▶ _PROBLEM TO WORK ON_: Exactly the lines from the one with "Give me the matplotlib source for this chart." through the one with "plt.rcParams['font.size'] = 10.5" should be returned, both ends included and nothing else. Omit any pictures.

▶ _EXERCISE INPUT_:
+ + + + + + +
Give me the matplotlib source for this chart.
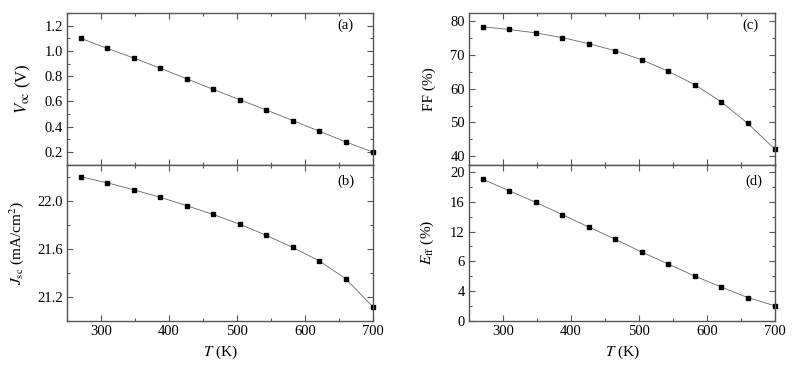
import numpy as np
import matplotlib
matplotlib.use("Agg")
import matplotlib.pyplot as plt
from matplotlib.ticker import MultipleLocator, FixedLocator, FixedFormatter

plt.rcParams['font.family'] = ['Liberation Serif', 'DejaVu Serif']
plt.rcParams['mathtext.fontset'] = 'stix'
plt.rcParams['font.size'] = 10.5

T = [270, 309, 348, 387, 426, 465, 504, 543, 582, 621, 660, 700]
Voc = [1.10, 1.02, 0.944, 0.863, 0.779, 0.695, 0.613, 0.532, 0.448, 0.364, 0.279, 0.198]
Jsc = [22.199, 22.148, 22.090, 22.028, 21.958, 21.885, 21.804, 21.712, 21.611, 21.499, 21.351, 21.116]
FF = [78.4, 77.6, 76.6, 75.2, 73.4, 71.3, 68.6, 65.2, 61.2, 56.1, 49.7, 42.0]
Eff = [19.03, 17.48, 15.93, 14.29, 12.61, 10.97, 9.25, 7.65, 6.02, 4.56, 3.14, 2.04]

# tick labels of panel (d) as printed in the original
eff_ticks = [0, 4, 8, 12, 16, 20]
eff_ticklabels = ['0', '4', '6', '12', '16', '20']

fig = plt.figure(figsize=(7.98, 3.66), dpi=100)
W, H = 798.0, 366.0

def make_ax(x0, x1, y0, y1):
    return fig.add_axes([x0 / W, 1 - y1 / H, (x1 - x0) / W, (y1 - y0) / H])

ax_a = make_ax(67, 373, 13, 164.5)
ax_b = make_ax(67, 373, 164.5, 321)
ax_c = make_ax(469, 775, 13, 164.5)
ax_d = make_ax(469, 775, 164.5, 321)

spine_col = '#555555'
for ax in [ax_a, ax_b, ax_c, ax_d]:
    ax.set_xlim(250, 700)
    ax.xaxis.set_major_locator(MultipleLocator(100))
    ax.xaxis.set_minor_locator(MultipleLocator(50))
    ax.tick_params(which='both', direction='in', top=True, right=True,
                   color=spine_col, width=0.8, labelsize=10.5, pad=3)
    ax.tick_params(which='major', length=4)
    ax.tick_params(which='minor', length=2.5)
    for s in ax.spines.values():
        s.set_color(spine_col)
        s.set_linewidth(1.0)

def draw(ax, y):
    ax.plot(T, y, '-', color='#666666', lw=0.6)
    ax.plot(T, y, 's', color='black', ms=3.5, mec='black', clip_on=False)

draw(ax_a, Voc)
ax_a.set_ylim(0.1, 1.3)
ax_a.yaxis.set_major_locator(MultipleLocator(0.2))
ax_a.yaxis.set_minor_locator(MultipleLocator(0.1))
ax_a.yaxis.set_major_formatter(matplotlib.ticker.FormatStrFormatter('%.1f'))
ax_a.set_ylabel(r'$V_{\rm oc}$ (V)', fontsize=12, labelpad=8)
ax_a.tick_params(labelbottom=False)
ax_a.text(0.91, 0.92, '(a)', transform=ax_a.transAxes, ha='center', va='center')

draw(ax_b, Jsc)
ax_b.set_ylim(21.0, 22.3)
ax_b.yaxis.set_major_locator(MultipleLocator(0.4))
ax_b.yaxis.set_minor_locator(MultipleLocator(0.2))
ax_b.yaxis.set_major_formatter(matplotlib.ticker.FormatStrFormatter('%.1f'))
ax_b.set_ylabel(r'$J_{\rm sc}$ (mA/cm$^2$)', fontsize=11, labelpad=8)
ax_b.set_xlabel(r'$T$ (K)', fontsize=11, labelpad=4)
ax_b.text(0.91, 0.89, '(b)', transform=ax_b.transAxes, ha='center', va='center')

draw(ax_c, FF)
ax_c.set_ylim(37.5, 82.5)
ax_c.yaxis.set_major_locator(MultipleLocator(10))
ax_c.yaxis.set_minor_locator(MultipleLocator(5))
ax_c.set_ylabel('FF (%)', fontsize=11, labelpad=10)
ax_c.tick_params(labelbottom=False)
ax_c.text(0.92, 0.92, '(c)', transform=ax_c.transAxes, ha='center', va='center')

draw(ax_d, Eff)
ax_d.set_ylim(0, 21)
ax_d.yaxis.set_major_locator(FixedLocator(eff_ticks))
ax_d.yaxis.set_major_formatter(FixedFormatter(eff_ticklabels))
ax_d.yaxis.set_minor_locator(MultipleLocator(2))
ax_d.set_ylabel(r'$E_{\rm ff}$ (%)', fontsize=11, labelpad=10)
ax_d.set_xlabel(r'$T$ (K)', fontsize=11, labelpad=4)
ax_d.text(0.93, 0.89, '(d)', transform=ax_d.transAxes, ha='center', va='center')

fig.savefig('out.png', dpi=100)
+ + + + + + +
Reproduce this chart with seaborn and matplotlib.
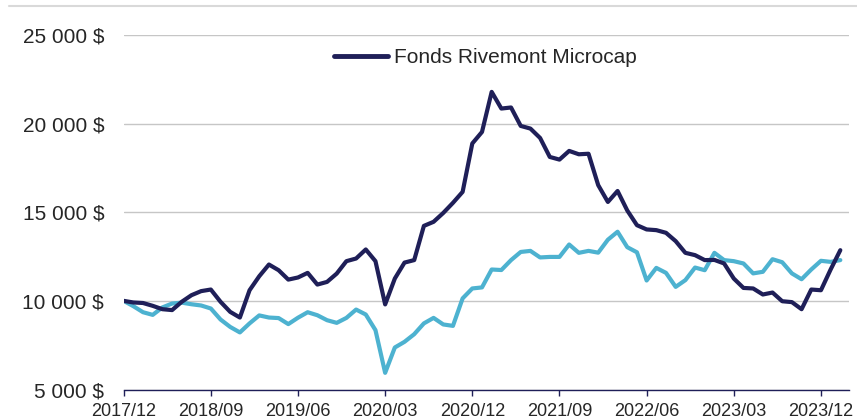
+ + + + + + +
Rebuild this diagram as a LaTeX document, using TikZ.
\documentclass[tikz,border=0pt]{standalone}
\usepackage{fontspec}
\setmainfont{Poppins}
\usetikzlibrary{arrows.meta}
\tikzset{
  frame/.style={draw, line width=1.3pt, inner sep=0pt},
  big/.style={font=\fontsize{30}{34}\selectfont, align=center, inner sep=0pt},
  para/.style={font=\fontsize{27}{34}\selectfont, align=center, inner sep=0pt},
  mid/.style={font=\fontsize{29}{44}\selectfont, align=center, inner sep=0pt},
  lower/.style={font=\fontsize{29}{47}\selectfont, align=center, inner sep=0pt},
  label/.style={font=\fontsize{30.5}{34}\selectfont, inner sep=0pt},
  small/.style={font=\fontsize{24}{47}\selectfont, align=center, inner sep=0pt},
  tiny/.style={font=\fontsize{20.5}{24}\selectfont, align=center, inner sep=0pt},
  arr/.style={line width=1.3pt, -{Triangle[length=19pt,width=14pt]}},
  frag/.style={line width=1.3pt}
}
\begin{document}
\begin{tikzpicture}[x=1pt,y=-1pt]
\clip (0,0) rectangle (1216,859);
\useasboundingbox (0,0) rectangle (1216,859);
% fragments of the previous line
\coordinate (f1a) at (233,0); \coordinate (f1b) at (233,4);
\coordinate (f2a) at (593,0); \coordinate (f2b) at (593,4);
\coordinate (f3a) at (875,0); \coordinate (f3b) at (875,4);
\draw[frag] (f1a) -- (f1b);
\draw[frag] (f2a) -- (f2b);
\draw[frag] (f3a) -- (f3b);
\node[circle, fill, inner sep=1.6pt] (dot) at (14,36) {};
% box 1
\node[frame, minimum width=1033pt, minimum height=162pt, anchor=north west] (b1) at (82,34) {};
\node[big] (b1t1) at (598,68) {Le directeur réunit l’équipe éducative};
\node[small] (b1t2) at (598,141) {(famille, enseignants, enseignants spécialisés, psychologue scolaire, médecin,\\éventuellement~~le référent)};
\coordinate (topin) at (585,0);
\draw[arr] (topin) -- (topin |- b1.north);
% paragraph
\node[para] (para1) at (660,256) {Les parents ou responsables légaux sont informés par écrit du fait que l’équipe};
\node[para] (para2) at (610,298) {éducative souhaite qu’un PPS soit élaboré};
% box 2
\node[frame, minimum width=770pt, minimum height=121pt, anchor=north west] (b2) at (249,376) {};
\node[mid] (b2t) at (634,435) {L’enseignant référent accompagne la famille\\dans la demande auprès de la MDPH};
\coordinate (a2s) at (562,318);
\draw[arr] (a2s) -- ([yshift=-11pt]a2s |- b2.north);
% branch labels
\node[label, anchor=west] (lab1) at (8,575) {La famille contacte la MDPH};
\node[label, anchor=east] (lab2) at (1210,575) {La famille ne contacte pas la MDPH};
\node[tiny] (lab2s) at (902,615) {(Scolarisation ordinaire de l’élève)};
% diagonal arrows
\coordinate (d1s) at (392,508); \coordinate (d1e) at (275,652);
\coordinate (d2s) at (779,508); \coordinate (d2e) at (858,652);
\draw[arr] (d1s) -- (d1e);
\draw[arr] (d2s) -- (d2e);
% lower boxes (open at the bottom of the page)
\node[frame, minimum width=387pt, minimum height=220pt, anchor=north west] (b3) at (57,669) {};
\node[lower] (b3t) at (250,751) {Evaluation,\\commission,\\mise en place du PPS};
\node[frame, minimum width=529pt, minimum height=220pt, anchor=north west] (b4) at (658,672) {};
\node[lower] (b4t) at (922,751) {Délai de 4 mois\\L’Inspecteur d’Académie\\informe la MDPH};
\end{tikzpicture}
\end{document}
+ + + + + + +
▶ _ANSWER_:
Give me the matplotlib source for this chart.
import numpy as np
import matplotlib
matplotlib.use("Agg")
import matplotlib.pyplot as plt
from matplotlib.ticker import MultipleLocator, FixedLocator, FixedFormatter

plt.rcParams['font.family'] = ['Liberation Serif', 'DejaVu Serif']
plt.rcParams['mathtext.fontset'] = 'stix'
plt.rcParams['font.size'] = 10.5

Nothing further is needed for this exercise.